_What this task involves_
Go through the material and write it all out exactly, minus the pictures.
::::::
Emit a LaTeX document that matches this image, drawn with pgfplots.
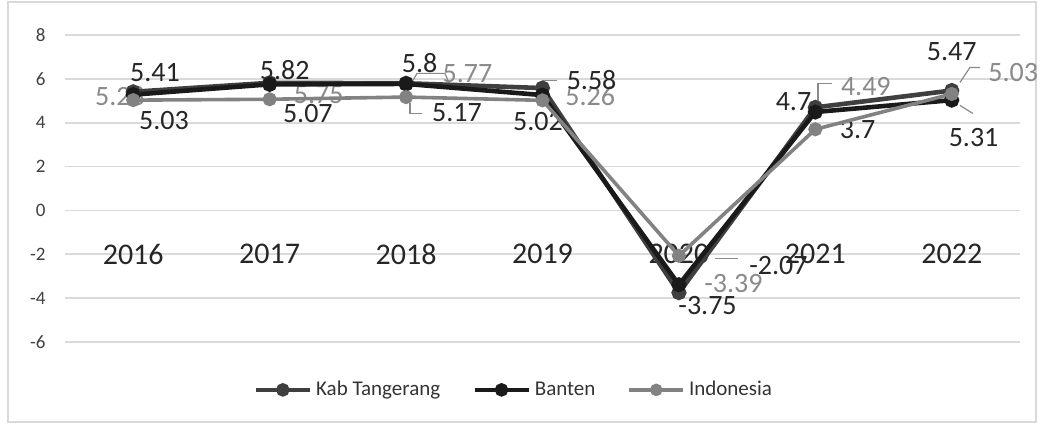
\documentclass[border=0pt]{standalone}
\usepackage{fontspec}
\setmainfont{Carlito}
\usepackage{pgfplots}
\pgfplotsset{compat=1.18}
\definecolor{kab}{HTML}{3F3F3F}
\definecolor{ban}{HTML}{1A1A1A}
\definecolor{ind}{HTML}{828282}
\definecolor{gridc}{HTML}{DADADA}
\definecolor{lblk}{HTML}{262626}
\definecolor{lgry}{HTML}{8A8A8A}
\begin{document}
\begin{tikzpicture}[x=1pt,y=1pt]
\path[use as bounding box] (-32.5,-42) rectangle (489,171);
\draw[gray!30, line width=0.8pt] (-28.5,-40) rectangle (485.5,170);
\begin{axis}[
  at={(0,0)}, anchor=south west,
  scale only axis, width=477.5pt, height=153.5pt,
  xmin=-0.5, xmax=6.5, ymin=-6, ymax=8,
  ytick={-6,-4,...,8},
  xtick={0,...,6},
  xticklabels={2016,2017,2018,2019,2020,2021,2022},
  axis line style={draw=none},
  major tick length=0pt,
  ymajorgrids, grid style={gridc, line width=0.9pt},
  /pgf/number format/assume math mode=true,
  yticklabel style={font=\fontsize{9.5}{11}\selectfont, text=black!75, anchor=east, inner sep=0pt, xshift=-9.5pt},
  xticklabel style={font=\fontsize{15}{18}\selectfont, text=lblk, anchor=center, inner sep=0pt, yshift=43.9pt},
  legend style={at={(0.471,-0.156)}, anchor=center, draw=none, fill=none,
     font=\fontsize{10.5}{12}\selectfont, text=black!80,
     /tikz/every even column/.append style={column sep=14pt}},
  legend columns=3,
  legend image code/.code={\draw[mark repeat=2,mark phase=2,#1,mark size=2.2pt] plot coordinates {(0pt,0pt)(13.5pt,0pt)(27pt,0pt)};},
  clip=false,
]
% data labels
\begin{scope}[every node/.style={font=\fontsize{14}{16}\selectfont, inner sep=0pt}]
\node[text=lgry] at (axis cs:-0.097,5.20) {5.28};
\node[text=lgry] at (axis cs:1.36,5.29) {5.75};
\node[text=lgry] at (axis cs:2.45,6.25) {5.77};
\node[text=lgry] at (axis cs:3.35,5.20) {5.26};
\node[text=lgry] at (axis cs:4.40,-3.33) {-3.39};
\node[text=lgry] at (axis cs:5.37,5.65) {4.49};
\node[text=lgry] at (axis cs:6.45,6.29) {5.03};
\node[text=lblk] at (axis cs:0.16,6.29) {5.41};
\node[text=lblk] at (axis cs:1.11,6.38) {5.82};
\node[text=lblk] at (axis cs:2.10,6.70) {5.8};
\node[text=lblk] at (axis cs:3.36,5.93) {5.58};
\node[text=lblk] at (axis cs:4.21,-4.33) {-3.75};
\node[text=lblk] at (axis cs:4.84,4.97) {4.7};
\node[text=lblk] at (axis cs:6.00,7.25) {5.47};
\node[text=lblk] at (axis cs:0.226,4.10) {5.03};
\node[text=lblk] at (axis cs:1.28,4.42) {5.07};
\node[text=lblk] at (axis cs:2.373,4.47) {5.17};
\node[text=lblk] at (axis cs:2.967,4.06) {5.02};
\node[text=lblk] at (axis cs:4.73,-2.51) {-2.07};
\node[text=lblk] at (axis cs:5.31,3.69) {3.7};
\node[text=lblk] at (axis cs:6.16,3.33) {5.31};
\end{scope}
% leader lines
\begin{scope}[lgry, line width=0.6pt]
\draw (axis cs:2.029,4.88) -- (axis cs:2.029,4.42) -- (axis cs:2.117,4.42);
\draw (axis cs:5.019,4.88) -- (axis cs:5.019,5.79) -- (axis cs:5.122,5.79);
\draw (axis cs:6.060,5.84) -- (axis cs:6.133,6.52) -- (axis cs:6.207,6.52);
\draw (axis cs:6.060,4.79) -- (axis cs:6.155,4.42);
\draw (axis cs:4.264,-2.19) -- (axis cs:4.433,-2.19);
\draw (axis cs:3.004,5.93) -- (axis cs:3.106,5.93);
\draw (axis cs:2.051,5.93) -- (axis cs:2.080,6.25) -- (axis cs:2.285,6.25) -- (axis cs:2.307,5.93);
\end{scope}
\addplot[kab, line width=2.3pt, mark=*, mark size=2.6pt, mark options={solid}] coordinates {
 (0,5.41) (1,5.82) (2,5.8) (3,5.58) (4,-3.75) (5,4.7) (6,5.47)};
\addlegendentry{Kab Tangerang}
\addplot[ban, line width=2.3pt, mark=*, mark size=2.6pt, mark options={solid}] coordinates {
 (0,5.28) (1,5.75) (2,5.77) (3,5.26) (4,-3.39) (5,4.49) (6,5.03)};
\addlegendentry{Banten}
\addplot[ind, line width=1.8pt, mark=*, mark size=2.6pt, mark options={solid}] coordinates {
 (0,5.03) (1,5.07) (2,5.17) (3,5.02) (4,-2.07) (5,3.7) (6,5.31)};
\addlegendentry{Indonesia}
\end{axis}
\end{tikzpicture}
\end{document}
::::::
_Worked answer_
Emit a LaTeX document that matches this image, drawn with pgfplots.
\documentclass[border=0pt]{standalone}
\usepackage{fontspec}
\setmainfont{Carlito}
\usepackage{pgfplots}
\pgfplotsset{compat=1.18}
\definecolor{kab}{HTML}{3F3F3F}
\definecolor{ban}{HTML}{1A1A1A}
\definecolor{ind}{HTML}{828282}
\definecolor{gridc}{HTML}{DADADA}
\definecolor{lblk}{HTML}{262626}
\definecolor{lgry}{HTML}{8A8A8A}
\begin{document}
\begin{tikzpicture}[x=1pt,y=1pt]
\path[use as bounding box] (-32.5,-42) rectangle (489,171);
\draw[gray!30, line width=0.8pt] (-28.5,-40) rectangle (485.5,170);
\begin{axis}[
  at={(0,0)}, anchor=south west,
  scale only axis, width=477.5pt, height=153.5pt,
  xmin=-0.5, xmax=6.5, ymin=-6, ymax=8,
  ytick={-6,-4,...,8},
  xtick={0,...,6},
  xticklabels={2016,2017,2018,2019,2020,2021,2022},
  axis line style={draw=none},
  major tick length=0pt,
  ymajorgrids, grid style={gridc, line width=0.9pt},
  /pgf/number format/assume math mode=true,
  yticklabel style={font=\fontsize{9.5}{11}\selectfont, text=black!75, anchor=east, inner sep=0pt, xshift=-9.5pt},
  xticklabel style={font=\fontsize{15}{18}\selectfont, text=lblk, anchor=center, inner sep=0pt, yshift=43.9pt},
  legend style={at={(0.471,-0.156)}, anchor=center, draw=none, fill=none,
     font=\fontsize{10.5}{12}\selectfont, text=black!80,
     /tikz/every even column/.append style={column sep=14pt}},
  legend columns=3,
  legend image code/.code={\draw[mark repeat=2,mark phase=2,#1,mark size=2.2pt] plot coordinates {(0pt,0pt)(13.5pt,0pt)(27pt,0pt)};},
  clip=false,
]
% data labels
\begin{scope}[every node/.style={font=\fontsize{14}{16}\selectfont, inner sep=0pt}]
\node[text=lgry] at (axis cs:-0.097,5.20) {5.28};
\node[text=lgry] at (axis cs:1.36,5.29) {5.75};
\node[text=lgry] at (axis cs:2.45,6.25) {5.77};
\node[text=lgry] at (axis cs:3.35,5.20) {5.26};
\node[text=lgry] at (axis cs:4.40,-3.33) {-3.39};
\node[text=lgry] at (axis cs:5.37,5.65) {4.49};
\node[text=lgry] at (axis cs:6.45,6.29) {5.03};
\node[text=lblk] at (axis cs:0.16,6.29) {5.41};
\node[text=lblk] at (axis cs:1.11,6.38) {5.82};
\node[text=lblk] at (axis cs:2.10,6.70) {5.8};
\node[text=lblk] at (axis cs:3.36,5.93) {5.58};
\node[text=lblk] at (axis cs:4.21,-4.33) {-3.75};
\node[text=lblk] at (axis cs:4.84,4.97) {4.7};
\node[text=lblk] at (axis cs:6.00,7.25) {5.47};
\node[text=lblk] at (axis cs:0.226,4.10) {5.03};
\node[text=lblk] at (axis cs:1.28,4.42) {5.07};
\node[text=lblk] at (axis cs:2.373,4.47) {5.17};
\node[text=lblk] at (axis cs:2.967,4.06) {5.02};
\node[text=lblk] at (axis cs:4.73,-2.51) {-2.07};
\node[text=lblk] at (axis cs:5.31,3.69) {3.7};
\node[text=lblk] at (axis cs:6.16,3.33) {5.31};
\end{scope}
% leader lines
\begin{scope}[lgry, line width=0.6pt]
\draw (axis cs:2.029,4.88) -- (axis cs:2.029,4.42) -- (axis cs:2.117,4.42);
\draw (axis cs:5.019,4.88) -- (axis cs:5.019,5.79) -- (axis cs:5.122,5.79);
\draw (axis cs:6.060,5.84) -- (axis cs:6.133,6.52) -- (axis cs:6.207,6.52);
\draw (axis cs:6.060,4.79) -- (axis cs:6.155,4.42);
\draw (axis cs:4.264,-2.19) -- (axis cs:4.433,-2.19);
\draw (axis cs:3.004,5.93) -- (axis cs:3.106,5.93);
\draw (axis cs:2.051,5.93) -- (axis cs:2.080,6.25) -- (axis cs:2.285,6.25) -- (axis cs:2.307,5.93);
\end{scope}
\addplot[kab, line width=2.3pt, mark=*, mark size=2.6pt, mark options={solid}] coordinates {
 (0,5.41) (1,5.82) (2,5.8) (3,5.58) (4,-3.75) (5,4.7) (6,5.47)};
\addlegendentry{Kab Tangerang}
\addplot[ban, line width=2.3pt, mark=*, mark size=2.6pt, mark options={solid}] coordinates {
 (0,5.28) (1,5.75) (2,5.77) (3,5.26) (4,-3.39) (5,4.49) (6,5.03)};
\addlegendentry{Banten}
\addplot[ind, line width=1.8pt, mark=*, mark size=2.6pt, mark options={solid}] coordinates {
 (0,5.03) (1,5.07) (2,5.17) (3,5.02) (4,-2.07) (5,3.7) (6,5.31)};
\addlegendentry{Indonesia}
\end{axis}
\end{tikzpicture}
\end{document}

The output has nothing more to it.